Description
i am trying to migrate Glue Catalog to Hive Metastore of an EMR Cluster. I am using mysql 8 RDS instance as my hive-metastore. As mysql 8 connection is not supported in glue so i am trying to migrate using S3 objects.
I am able to successfully migrate from glue to S3 objects But when i am trying to run spark job for hive metastore-migration from S3 to to-metastore then it is failing with
java.sql.BatchUpdateException: Duplicate entry 'events_db' for key 'DBS.UNIQUE_DATABASE'
at sun.reflect.NativeConstructorAccessorImpl.newInstance0(Native Method)
at sun.reflect.NativeConstructorAccessorImpl.newInstance(NativeConstructorAccessorImpl.java:62)
at sun.reflect.DelegatingConstructorAccessorImpl.newInstance(DelegatingConstructorAccessorImpl.java:45)

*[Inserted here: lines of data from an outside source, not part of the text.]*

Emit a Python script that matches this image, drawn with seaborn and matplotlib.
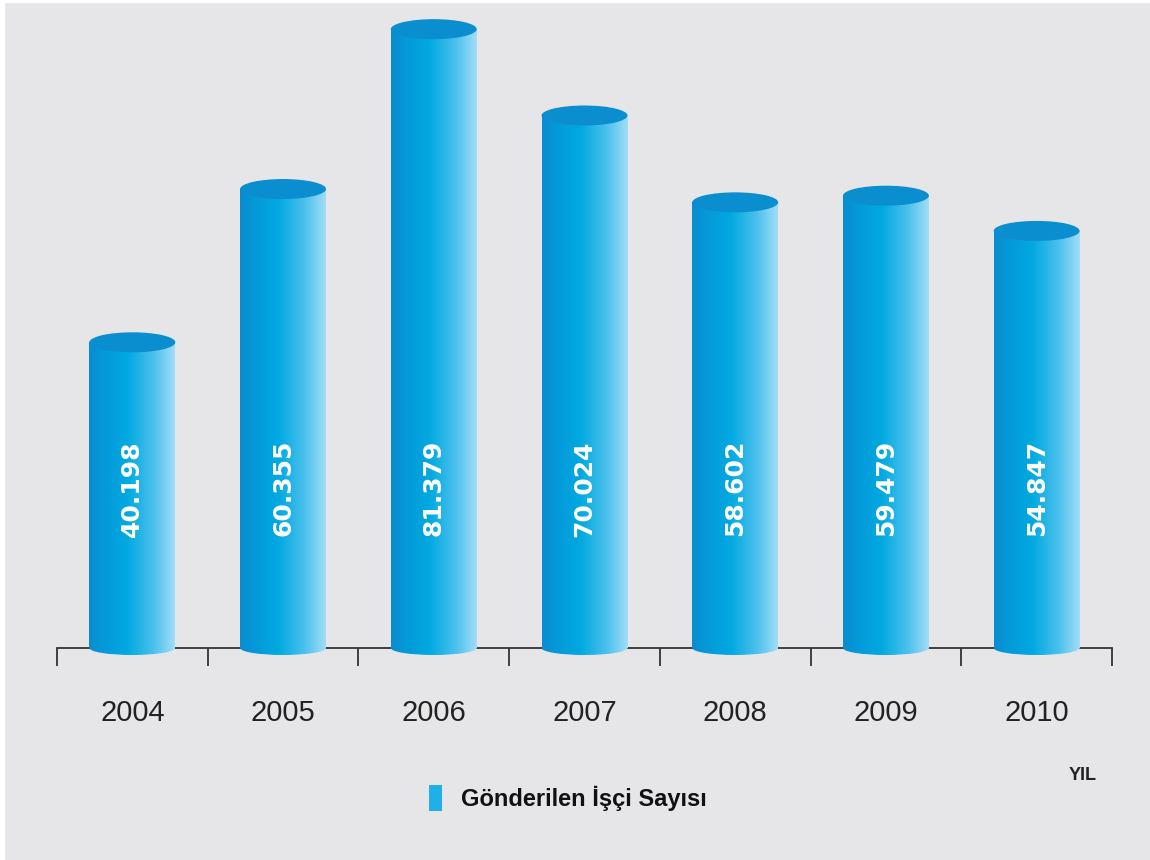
import numpy as np
import matplotlib
matplotlib.use("Agg")
import matplotlib.pyplot as plt
from matplotlib.colors import LinearSegmentedColormap
from matplotlib.patches import Ellipse, Patch, Rectangle
import seaborn as sns

years = ["2004", "2005", "2006", "2007", "2008", "2009", "2010"]
workers = [40198, 60355, 81379, 70024, 58602, 59479, 54847]
legend_label = "Gönderilen İşçi Sayısı"
axis_name = "YIL"

BG = "#e6e6e8"
sns.set_theme(style="white")
plt.rcParams["font.family"] = ["Liberation Sans Narrow", "Liberation Sans", "DejaVu Sans"]

W, H = 1150, 860
fig = plt.figure(figsize=(W / 100, H / 100), dpi=100, facecolor=BG)
# thin white frame (left/top) of the scanned chart
fig.patches.append(Rectangle((0, 0), 4 / W, 1, transform=fig.transFigure, color="white", zorder=0))
fig.patches.append(Rectangle((0, 1 - 2 / H), 1, 2 / H, transform=fig.transFigure, color="white", zorder=0))

k = 131.5  # data units per pixel
base_px = 648
ax_bottom_px = 720
ymin = -(ax_bottom_px - base_px) * k
ymax = base_px * k
ax = fig.add_axes([57 / W, (H - ax_bottom_px) / H, (1112 - 57) / W, ax_bottom_px / H])
ax.set_facecolor(BG)

sns.barplot(x=years, y=workers, color="#05a5de", width=0.57, ax=ax, zorder=3,
            linewidth=0, edgecolor="none")
ax.set_xlim(-0.5, len(years) - 0.5)
ax.set_ylim(ymin, ymax)

cmap = LinearSegmentedColormap.from_list(
    "cyl", [(0.0, "#0a8ccf"), (0.15, "#0598d8"), (0.45, "#01a9e1"),
            (0.75, "#4ac0ec"), (1.0, "#a2ddf7")])
grad = np.linspace(0, 1, 256).reshape(1, -1)
ell_h = 20 * k
bot_h = 14 * k

for bar, v in zip(ax.patches, workers):
    x0 = bar.get_x()
    w = bar.get_width()
    cx = x0 + w / 2
    h = bar.get_height()
    im = ax.imshow(grad, cmap=cmap, extent=[x0, x0 + w, 0, h], aspect="auto", zorder=4)
    im.set_clip_path(bar)
    be = Ellipse((cx, 0), w, bot_h, transform=ax.transData, facecolor="none", edgecolor="none")
    ax.add_patch(be)
    im2 = ax.imshow(grad, cmap=cmap, extent=[x0, x0 + w, -bot_h, 0], aspect="auto", zorder=4)
    im2.set_clip_path(be)
    ax.add_patch(Ellipse((cx, h), w, ell_h, facecolor="#0b8ecf", edgecolor="none", zorder=5))
    ax.text(cx, 21000, f"{v:,}".replace(",", "."), rotation=90, ha="center", va="center",
            color="white", fontsize=18, fontweight="bold", family="DejaVu Sans", zorder=6)

ax.set_xlim(-0.5, len(years) - 0.5)
ax.set_ylim(ymin, ymax)
ax.set_xlabel("")
ax.set_ylabel("")
ax.set_yticks([])
for s in ["left", "right", "top"]:
    ax.spines[s].set_visible(False)
ax.spines["bottom"].set_position(("data", 0))
ax.spines["bottom"].set_color("#333333")
ax.spines["bottom"].set_linewidth(1.3)
ax.spines["bottom"].set_zorder(2)
ax.set_xticks(np.arange(len(years)))
ax.set_xticklabels(years)
ax.set_xticks(np.arange(-0.5, len(years), 1.0), minor=True)
ax.tick_params(axis="x", which="major", length=0, pad=37, labelsize=21, labelcolor="#222222")
ax.tick_params(axis="x", which="minor", length=13, width=1.3, color="#333333", direction="out", bottom=True)

fig.text(1083 / W, 1 - 775 / H, axis_name, ha="center", va="center", fontsize=13,
         fontweight="bold", color="#222222")

handle = Patch(facecolor="#1fb0e8", edgecolor="none")
fig.legend(handles=[handle], labels=[legend_label], loc="center",
           bbox_to_anchor=(568 / W, 1 - 798 / H), frameon=False,
           prop={"size": 17, "weight": "bold"}, handlelength=0.55, handleheight=1.3,
           handletextpad=0.8, labelcolor="#111111")

fig.savefig("out.png", dpi=100, facecolor=BG)
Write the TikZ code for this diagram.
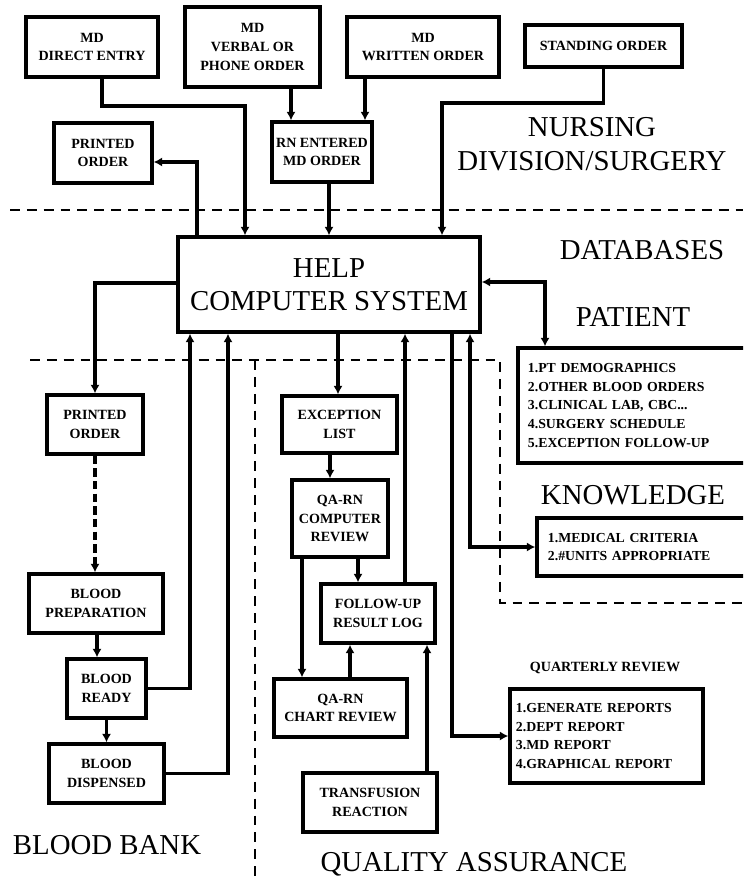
\documentclass[tikz,border=0pt]{standalone}
\usepackage{fontspec}
\setmainfont{Liberation Serif}
\usepackage{tikz}
\usetikzlibrary{arrows.meta}

\tikzset{
  box/.style={draw, line width=2.4pt, align=center, inner sep=2pt, font=\bfseries\fontsize{10}{13.3}\selectfont},
  listbox/.style={draw, line width=2.4pt, align=left, font=\bfseries\fontsize{9.8}{13.3}\selectfont},
  area/.style={align=center, font=\fontsize{20.5}{24}\selectfont},
  link/.style={line width=2.2pt, -{Latex[length=6pt,width=6.5pt]}},
  both/.style={{Latex[length=6pt,width=6.5pt]}-{Latex[length=6pt,width=6.5pt]}},
  border/.style={line width=1pt, dash pattern=on 7pt off 5pt}
}

\begin{document}
\begin{tikzpicture}[x=0.025cm, y=-0.025cm]
\useasboundingbox (0,0) rectangle (743,880);
\clip (0,0) rectangle (743,880);

% region borders
\draw[border] (10,210) -- (743,210);
\draw[border] (30,360) -- (500,360) -- (500,603) -- (743,603);
\draw[border] (255,360) -- (255,880);

% orders
\node[box, minimum width=3.3cm, minimum height=1.5cm] (direct) at (92,47) {MD\\DIRECT ENTRY};
\node[box, minimum width=3.375cm, minimum height=2cm] (verbal) at (252.5,47) {MD\\VERBAL OR\\PHONE ORDER};
\node[box, minimum width=3.8cm, minimum height=1.5cm] (written) at (423,47) {MD\\WRITTEN ORDER};
\node[box, minimum width=3.925cm, minimum height=1.05cm] (standing) at (603.5,46) {STANDING ORDER};
\node[box, minimum width=2.45cm, minimum height=1.5cm] (printtop) at (103,153) {PRINTED\\ORDER};
\node[box, minimum width=2.5cm, minimum height=1.5cm] (rnentered) at (322,152) {RN ENTERED\\MD ORDER};

\node[area] at (592,144) {NURSING\\DIVISION/SURGERY};

% help system
\node[draw, line width=2.4pt, minimum width=7.55cm, minimum height=2.375cm, align=center,
      font=\fontsize{20.5}{23.5}\selectfont] (help) at (329,284.5) {HELP\\COMPUTER SYSTEM};

% databases
\node[area] at (642,250) {DATABASES};
\node[area] at (633,317) {PATIENT};
\node[listbox, minimum width=5.8cm, minimum height=2.875cm, text width=5.3cm, inner xsep=0.25cm] (patlist) at (634,405.5)
  {1.PT DEMOGRAPHICS\\2.OTHER BLOOD ORDERS\\3.CLINICAL LAB, CBC...\\4.SURGERY SCHEDULE\\5.EXCEPTION FOLLOW-UP};
\node[area] at (633,495) {KNOWLEDGE};
\node[listbox, minimum width=5.325cm, minimum height=1.45cm, text width=4.775cm, inner xsep=0.275cm] (knowlist) at (643.5,547)
  {1.MEDICAL CRITERIA\\2.\#UNITS APPROPRIATE};

% blood bank
\node[box, minimum width=2.4cm, minimum height=1.475cm] (printbb) at (95,424.5) {PRINTED\\ORDER};
\node[box, minimum width=3.35cm, minimum height=1.475cm] (prep) at (96,603.5) {BLOOD\\PREPARATION};
\node[box, minimum width=1.975cm, minimum height=1.475cm] (ready) at (106.5,688.5) {BLOOD\\READY};
\node[box, minimum width=2.875cm, minimum height=1.475cm] (dispensed) at (106.5,773.5) {BLOOD\\DISPENSED};
\node[area] at (107,845) {BLOOD BANK};

% quality assurance
\node[box, minimum width=2.875cm, minimum height=1.425cm] (except) at (339.5,424.5) {EXCEPTION\\LIST};
\node[box, minimum width=2.4cm, minimum height=1.925cm] (compreview) at (340,518.5) {QA-RN\\COMPUTER\\REVIEW};
\node[box, minimum width=2.85cm, minimum height=1.475cm] (followup) at (378,613.5) {FOLLOW-UP\\RESULT LOG};
\node[box, minimum width=3.325cm, minimum height=1.45cm] (chart) at (340.5,708) {QA-RN\\CHART REVIEW};
\node[box, minimum width=3.35cm, minimum height=1.475cm] (transfusion) at (370,802.5) {TRANSFUSION\\REACTION};
\node[font=\bfseries\fontsize{10}{12}\selectfont] at (605,668) {QUARTERLY REVIEW};
\node[listbox, minimum width=4.825cm, minimum height=2.35cm, text width=4.525cm, inner xsep=0.15cm] (reports) at (606.5,736)
  {1.GENERATE REPORTS\\2.DEPT REPORT\\3.MD REPORT\\4.GRAPHICAL REPORT};
\node[area] at (474,864) {QUALITY ASSURANCE};

% connectors top
\draw[link] (direct.south -| 102,0) |- (245,106) -- (help.north -| 245,0);
\draw[link] (help.north -| 197,0) |- (printtop.east |- 0,162);
\draw[link] (verbal.south -| 291,0) -- (rnentered.north -| 291,0);
\draw[link] (written.south -| 365,0) -- (rnentered.north -| 365,0);
\draw[link] (rnentered.south -| 329,0) -- (help.north -| 329,0);
\draw[link] (standing.south) |- (442,103) -- (help.north -| 442,0);
\draw[link, both] (help.east |- 0,282) -| (patlist.north -| 545,0);

% connectors blood bank
\draw[link] (help.west |- 0,283) -| (printbb.north);
\draw[link, dash pattern=on 6pt off 3pt] (printbb.south) -- (printbb.south |- prep.north);
\draw[link] (prep.south -| 97,0) -- (ready.north -| 97,0);
\draw[link] (ready.south) -- (dispensed.north);
\draw[link] (ready.east) -| (help.south -| 190,0);
\draw[link] (dispensed.east) -| (help.south -| 228,0);

% connectors quality assurance
\draw[link] (help.south -| 338,0) -- (except.north -| 338,0);
\draw[link] (except.south -| 330,0) -- (compreview.north -| 330,0);
\draw[link] (compreview.south -| 358,0) -- (followup.north -| 358,0);
\draw[link] (compreview.south -| 302,0) -- (chart.north -| 302,0);
\draw[link] (chart.north -| 350,0) -- (followup.south -| 350,0);
\draw[link] (transfusion.north -| 427,0) -- (followup.south -| 427,0);
\draw[link] (followup.north -| 405,0) -- (help.south -| 405,0);
\draw[link] (help.south -| 452,0) |- (reports.west);
\draw[link, both] (help.south -| 470,0) |- (knowlist.west);

\end{tikzpicture}
\end{document}
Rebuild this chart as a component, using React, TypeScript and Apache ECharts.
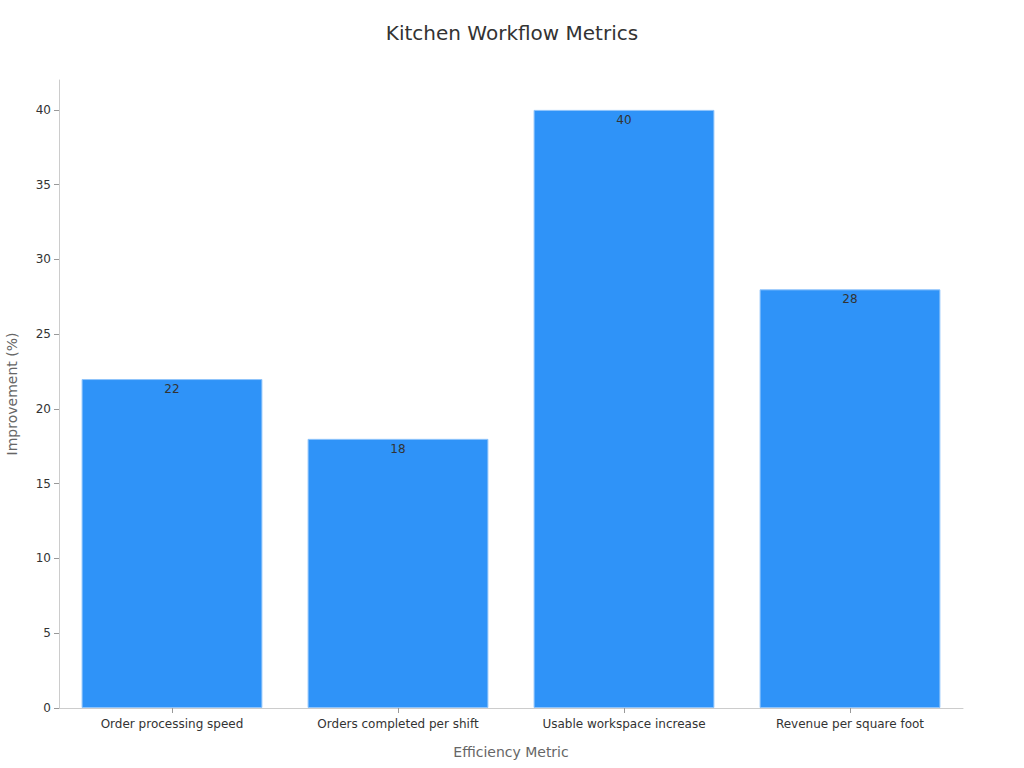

at java.lang.reflect.Constructor.newInstance(Constructor.java:423)
at com.mysql.cj.util.Util.handleNewInstance(Util.java:192)
at com.mysql.cj.util.Util.getInstance(Util.java:167)
at com.mysql.cj.util.Util.getInstance(Util.java:174)
at com.mysql.cj.jdbc.exceptions.SQLError.createBatchUpdateException(SQLError.java:224)
at com.mysql.cj.jdbc.ClientPreparedStatement.executeBatchSerially(ClientPreparedStatement.java:853)
at com.mysql.cj.jdbc.ClientPreparedStatement.executeBatchInternal(ClientPreparedStatement.java:435)
at com.mysql.cj.jdbc.StatementImpl.executeBatch(StatementImpl.java:796)
at org.apache.spark.sql.execution.datasources.jdbc.JdbcUtils$.savePartition(JdbcUtils.scala:672)
at org.apache.spark.sql.execution.datasources.jdbc.JdbcUtils$$anonfun$saveTable$1.apply(JdbcUtils.scala:834)
at org.apache.spark.sql.execution.datasources.jdbc.JdbcUtils$$anonfun$saveTable$1.apply(JdbcUtils.scala:834)
at org.apache.spark.rdd.RDD$$anonfun$foreachPartition$1$$anonfun$apply$28.apply(RDD.scala:935)
at org.apache.spark.rdd.RDD$$anonfun$foreachPartition$1$$anonfun$apply$28.apply(RDD.scala:935)
at org.apache.spark.SparkContext$$anonfun$runJob$5.apply(SparkContext.scala:2101)
at org.apache.spark.SparkContext$$anonfun$runJob$5.apply(SparkContext.scala:2101)
at org.apache.spark.scheduler.ResultTask.runTask(ResultTask.scala:90)
at org.apache.spark.scheduler.Task.run(Task.scala:123)
I am running spark job on my EMR cluster like this :
spark-submit --deploy-mode cluster hive_metastore_migration.py --mode 'to-metastore' --jdbc-url <> --jdbc-username <> --jdbc-password <> --input_path 's3://'
Any workaround to resolve this problem.